アメリカの美術専門サイト「アーツィー」は、宮崎駿の作品は今や、世界中の現代アーティストたちにとって重要な創作の源となっていると指摘する。『千と千尋の神隠し』は2003年のアカデミー賞で長編アニメーション賞を受賞し、スタジオジブリの存在感を世界レベルに押し上げた。これ以前の『もののけ姫』(1997)もメッセージ性に富んだ作品として名高い。今日、宮崎駿は映画ファンからプロのクリエイターまで、幅広い層から支持されている。
宮崎駿研究の第一人者であるヘレン・マッカーシーは、インタビューで「西洋のアーティストたちは、陶芸、ビデオ、演劇、音楽、そして絵画やグラフィックスなど、さまざまな分野でジブリ作品にインスパイアされている」と述べている。マッカーシー氏が挙げる例は多岐にわたる。例えば陶芸家のアレックス・アンダーソン氏は無生物を擬人化し、同スタジオが日常を生き生きと描く姿勢を受け継いでいる、と彼女は指摘する。また、ジュリアン・チェカルディのコミック『ソリート』(2018)は『ハウルの動く城』や『紅の豚』に影響を得ているとの指摘もある。

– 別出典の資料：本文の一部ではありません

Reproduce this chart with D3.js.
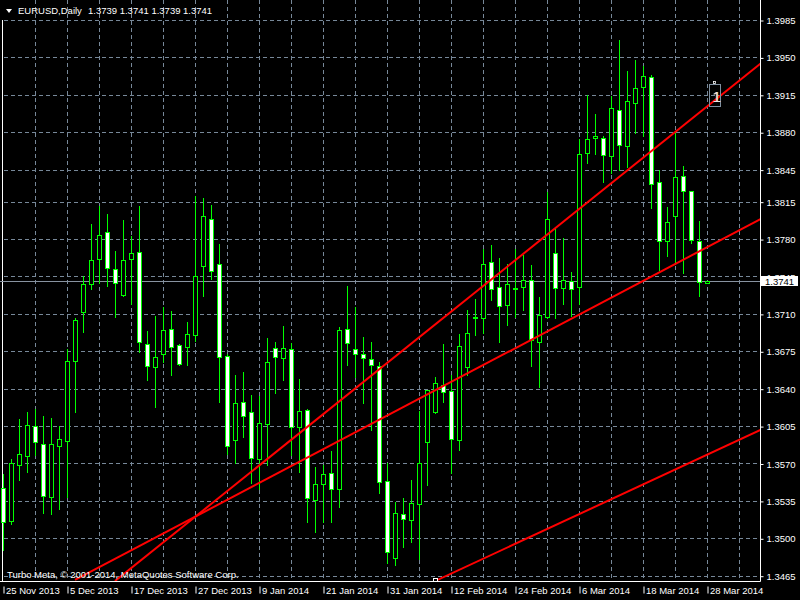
<!DOCTYPE html>
<html>
<head>
<meta charset="utf-8">
<script src="https://cdn.jsdelivr.net/npm/d3@7"></script>
<style>
html,body{margin:0;padding:0;background:#000;}
svg{display:block;}
text{font-family:"Liberation Sans",Arial,sans-serif;}
</style>
</head>
<body>
<svg id="chart" width="800" height="600"></svg>
<script>
// ---- data ----
const symbolTitle = "EURUSD,Daily";
const lastQuote = [1.3739, 1.3741, 1.3739, 1.3741];
const copyright = "Turbo Meta, \u00A9 2001-2014, MetaQuotes Software Corp.";
const dateLabels = ["25 Nov 2013","5 Dec 2013","17 Dec 2013","27 Dec 2013","9 Jan 2014","21 Jan 2014",
  "31 Jan 2014","12 Feb 2014","24 Feb 2014","6 Mar 2014","18 Mar 2014","28 Mar 2014"];
const priceTicks = [1.3985,1.3950,1.3915,1.3880,1.3845,1.3815,1.3780,1.3745,1.3710,1.3675,1.3640,1.3605,1.3570,1.3535,1.3500,1.3465];
const opens  = [1.3547,1.3516,1.3569,1.3577,1.3605,1.3588,1.3539,1.3586,1.3591,1.3666,1.3712,1.3738,1.3761,1.3787,1.3752,1.3728,1.3761,1.3768,1.3682,1.3660,1.3672,1.3696,1.3681,1.3679,1.3690,1.3755,1.3799,1.3757,1.3671,1.3592,1.3628,1.3618,1.3574,1.3607,1.3678,1.3669,1.3677,1.3604,1.3620,1.3536,1.3551,1.3561,1.3546,1.3696,1.3677,1.3672,1.3668,1.3661,1.3554,1.3482,1.3523,1.3517,1.3532,1.3590,1.3618,1.3643,1.3638,1.3592,1.3660,1.3706,1.3706,1.3759,1.3735,1.3718,1.3733,1.3735,1.3742,1.3684,1.3707,1.3767,1.3734,1.3741,1.3735,1.3861,1.3875,1.3875,1.3858,1.3901,1.3867,1.3907,1.3922,1.3932,1.3833,1.3778,1.3802,1.3839,1.3825,1.3778,1.3739];
const highs  = [1.3560,1.3574,1.3612,1.3618,1.3621,1.3614,1.3613,1.3605,1.3677,1.3706,1.3745,1.3794,1.3811,1.3803,1.3769,1.3798,1.3783,1.3811,1.3694,1.3708,1.3716,1.3713,1.3682,1.3702,1.3820,1.3818,1.3812,1.3775,1.3672,1.3653,1.3656,1.3634,1.3633,1.3687,1.3684,1.3699,1.3683,1.3649,1.3621,1.3567,1.3569,1.3582,1.3698,1.3736,1.3716,1.3688,1.3684,1.3665,1.3570,1.3534,1.3538,1.3555,1.3619,1.3639,1.3651,1.3682,1.3653,1.3691,1.3714,1.3724,1.3771,1.3774,1.3762,1.3757,1.3771,1.3765,1.3756,1.3726,1.3824,1.3789,1.3781,1.3749,1.3874,1.3915,1.3897,1.3876,1.3914,1.3966,1.3937,1.3948,1.3942,1.3934,1.3845,1.3810,1.3879,1.3848,1.3825,1.3797,1.3741];
const lows   = [1.3489,1.3513,1.3555,1.3562,1.3578,1.3524,1.3523,1.3527,1.3539,1.3618,1.3693,1.3733,1.3739,1.3736,1.3707,1.3727,1.3719,1.3674,1.3648,1.3623,1.3665,1.3653,1.3662,1.3662,1.3685,1.3727,1.3743,1.3628,1.3579,1.3570,1.3595,1.3552,1.3546,1.3569,1.3636,1.3648,1.3578,1.3562,1.3515,1.3506,1.3515,1.3515,1.3529,1.3662,1.3651,1.3627,1.3601,1.3542,1.3477,1.3475,1.3492,1.3497,1.3481,1.3550,1.3617,1.3628,1.3561,1.3583,1.3653,1.3690,1.3692,1.3723,1.3684,1.3700,1.3707,1.3714,1.3661,1.3642,1.3706,1.3706,1.3719,1.3708,1.3719,1.3851,1.3860,1.3833,1.3842,1.3845,1.3847,1.3879,1.3876,1.3809,1.3751,1.3764,1.3757,1.3748,1.3776,1.3727,1.3739];
const closes = [1.3515,1.3570,1.3579,1.3606,1.3590,1.3540,1.3588,1.3593,1.3666,1.3704,1.3738,1.3760,1.3784,1.3753,1.3739,1.3760,1.3767,1.3684,1.3661,1.3670,1.3695,1.3679,1.3663,1.3691,1.3745,1.3802,1.3750,1.3670,1.3586,1.3627,1.3614,1.3575,1.3608,1.3665,1.3670,1.3678,1.3604,1.3619,1.3538,1.3551,1.3560,1.3546,1.3695,1.3683,1.3672,1.3669,1.3662,1.3553,1.3487,1.3524,1.3518,1.3533,1.3570,1.3639,1.3645,1.3637,1.3593,1.3680,1.3692,1.3707,1.3757,1.3733,1.3717,1.3738,1.3734,1.3742,1.3686,1.3709,1.3799,1.3734,1.3742,1.3733,1.3860,1.3874,1.3876,1.3859,1.3903,1.3868,1.3909,1.3921,1.3933,1.3832,1.3778,1.3796,1.3838,1.3825,1.3779,1.3740,1.3741];
// trend lines: [bar index, price] anchor pairs (rays to the right)
const trendA = [[14,1.3460],[94,1.3940]];
const trendB = [[9,1.3461],[94,1.3796]];
const trendC = [[54,1.3460],[94,1.3599]];
const bidPrice = 1.3741;

// ---- layout ----
const svg = d3.select("#chart");
const plotRight = 760.5, plotBottom = 581.5;
const x = d3.scaleLinear().domain([0, 88]).range([3, 707]);
const y = d3.scaleLinear().domain([1.3465, 1.3985]).range([575.7, 20]);
const gridColor = "#778899";
const candleColor = "#00ff00";

svg.append("rect").attr("width",800).attr("height",600).attr("fill","#000");
svg.append("defs").append("clipPath").attr("id","plotclip")
  .append("rect").attr("x",0).attr("y",0).attr("width",760).attr("height",581);

// grid
const grid = svg.append("g");
priceTicks.forEach(p=>{
  const yy = Math.round(y(p)) + 0.5;
  grid.append("line").attr("x1",4).attr("x2",760).attr("y1",yy).attr("y2",yy)
    .attr("stroke",gridColor).attr("stroke-dasharray","4,3");
});
for (let i = 4; x(i) < 760; i += 4) {
  const xx = Math.round(x(i)) + 0.5;
  grid.append("line").attr("x1",xx).attr("x2",xx).attr("y1",0).attr("y2",581)
    .attr("stroke",gridColor).attr("stroke-dasharray","4,3");
}

// left white line
svg.append("line").attr("x1",2.5).attr("x2",2.5).attr("y1",20).attr("y2",581)
  .attr("stroke","#fff");

// bid line
const bidY = Math.round(y(bidPrice)) + 0.5;
svg.append("line").attr("x1",0).attr("x2",760).attr("y1",bidY).attr("y2",bidY)
  .attr("stroke","#8893a0");

// candles
const cg = svg.append("g").attr("clip-path","url(#plotclip)");
opens.forEach((o,i)=>{
  const c = closes[i], h = highs[i], l = lows[i];
  const cx = Math.round(x(i));
  cg.append("line").attr("x1",cx+0.5).attr("x2",cx+0.5)
    .attr("y1",Math.round(y(h))).attr("y2",Math.round(y(l))+1)
    .attr("stroke",candleColor);
  const yt = Math.round(y(Math.max(o,c))), yb = Math.round(y(Math.min(o,c)));
  if (yb - yt < 1) {
    cg.append("line").attr("x1",cx-2).attr("x2",cx+3).attr("y1",yt+0.5).attr("y2",yt+0.5)
      .attr("stroke",candleColor);
  } else {
    cg.append("rect").attr("x",cx-1.5).attr("y",yt+0.5).attr("width",4).attr("height",yb-yt)
      .attr("fill", c >= o ? "#000" : "#fff").attr("stroke",candleColor);
  }
});

// trend lines
const tg = svg.append("g").attr("clip-path","url(#plotclip)");
[trendA, trendB, trendC].forEach(t=>{
  const [[i1,p1],[i2,p2]] = t;
  const slope = (p2-p1)/(i2-i1);
  const iEnd = 100;
  tg.append("line").attr("x1",x(i1)).attr("y1",y(p1))
    .attr("x2",x(iEnd)).attr("y2",y(p1 + slope*(iEnd-i1)))
    .attr("stroke","#ff0000").attr("stroke-width",2);
});
// selection marker at start of lower trend line
svg.append("rect").attr("x",Math.round(x(trendC[0][0]))-1.5).attr("y",578.5).attr("width",4).attr("height",3)
  .attr("fill","#000").attr("stroke","#fff");

// "1" label object
const lblX = 709.5, lblY = 84.5;
svg.append("rect").attr("x",lblX).attr("y",lblY).attr("width",11).attr("height",22)
  .attr("fill","none").attr("stroke","#8090a0");
svg.append("text").attr("x",lblX+2.6).attr("y",lblY+17).attr("font-size",15)
  .attr("fill","#d08040").text("1");
svg.append("text").attr("x",lblX+3.2).attr("y",lblY+17).attr("font-size",15)
  .attr("fill","#e8e8e8").text("1");
svg.append("rect").attr("x",713.5).attr("y",81.5).attr("width",2).attr("height",2)
  .attr("fill","none").attr("stroke","#fff").attr("stroke-width",0.8);

// axes frame
svg.append("line").attr("x1",0).attr("x2",plotRight).attr("y1",plotBottom).attr("y2",plotBottom).attr("stroke","#fff");
svg.append("line").attr("x1",plotRight).attr("x2",plotRight).attr("y1",0).attr("y2",plotBottom).attr("stroke","#fff");

// price axis
const yAxis = d3.axisRight(y).tickValues(priceTicks).tickSize(3).tickPadding(3)
  .tickFormat(d3.format(".4f"));
const yg = svg.append("g").attr("transform",`translate(${plotRight},0.5)`).call(yAxis);
yg.select(".domain").remove();
yg.selectAll(".tick line").attr("stroke","#fff");
yg.selectAll(".tick text").attr("fill","#fff").attr("font-size","9.5px")
  .attr("font-family","Liberation Sans, Arial, sans-serif");

// date axis
const xAxis = d3.axisBottom(x).tickValues(dateLabels.map((d,i)=>i*8))
  .tickSize(0).tickFormat((d,i)=>dateLabels[i]);
const xg = svg.append("g").attr("transform",`translate(0.5,${plotBottom})`).call(xAxis);
xg.select(".domain").remove();
xg.selectAll(".tick text").attr("fill","#fff").attr("font-size","9.5px")
  .attr("font-family","Liberation Sans, Arial, sans-serif")
  .attr("text-anchor","start").attr("x",2).attr("y",6).attr("dy","0.71em");
xg.selectAll(".tick").append("line").attr("x1",0).attr("x2",0).attr("y1",5).attr("y2",12)
  .attr("stroke","#fff");

// bid label
svg.append("rect").attr("x",761).attr("y",276).attr("width",37).attr("height",10).attr("fill","#fff");
svg.append("text").attr("x",765).attr("y",284.5).attr("font-size","9.5px").attr("fill","#000")
  .text(d3.format(".4f")(bidPrice));

// header
svg.append("path").attr("d","M6,9 L12,9 L9,13 Z").attr("fill","#fff");
svg.append("text").attr("x",18).attr("y",14).attr("font-size","9.5px").attr("fill","#fff")
  .text(symbolTitle);
svg.append("text").attr("x",88).attr("y",14).attr("font-size","9.5px").attr("fill","#fff")
  .text(lastQuote.map(d3.format(".4f")).join(" "));

// copyright
svg.append("text").attr("x",7).attr("y",578).attr("font-size","9.5px").attr("fill","#fff")
  .text(copyright);
</script>
</body>
</html>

チェトウィンドの作品も、単なるオマージュにとどまらない。親しみやすいキャラクターを通じて、現代社会の構造的な問題、すなわち富の偏在や、権力の集中、そして人々の疎外感といった普遍的な問題について鋭く問いかける。国境を越えるアニメーションの力と現代アートの批評精神が融合した注目の作品だ。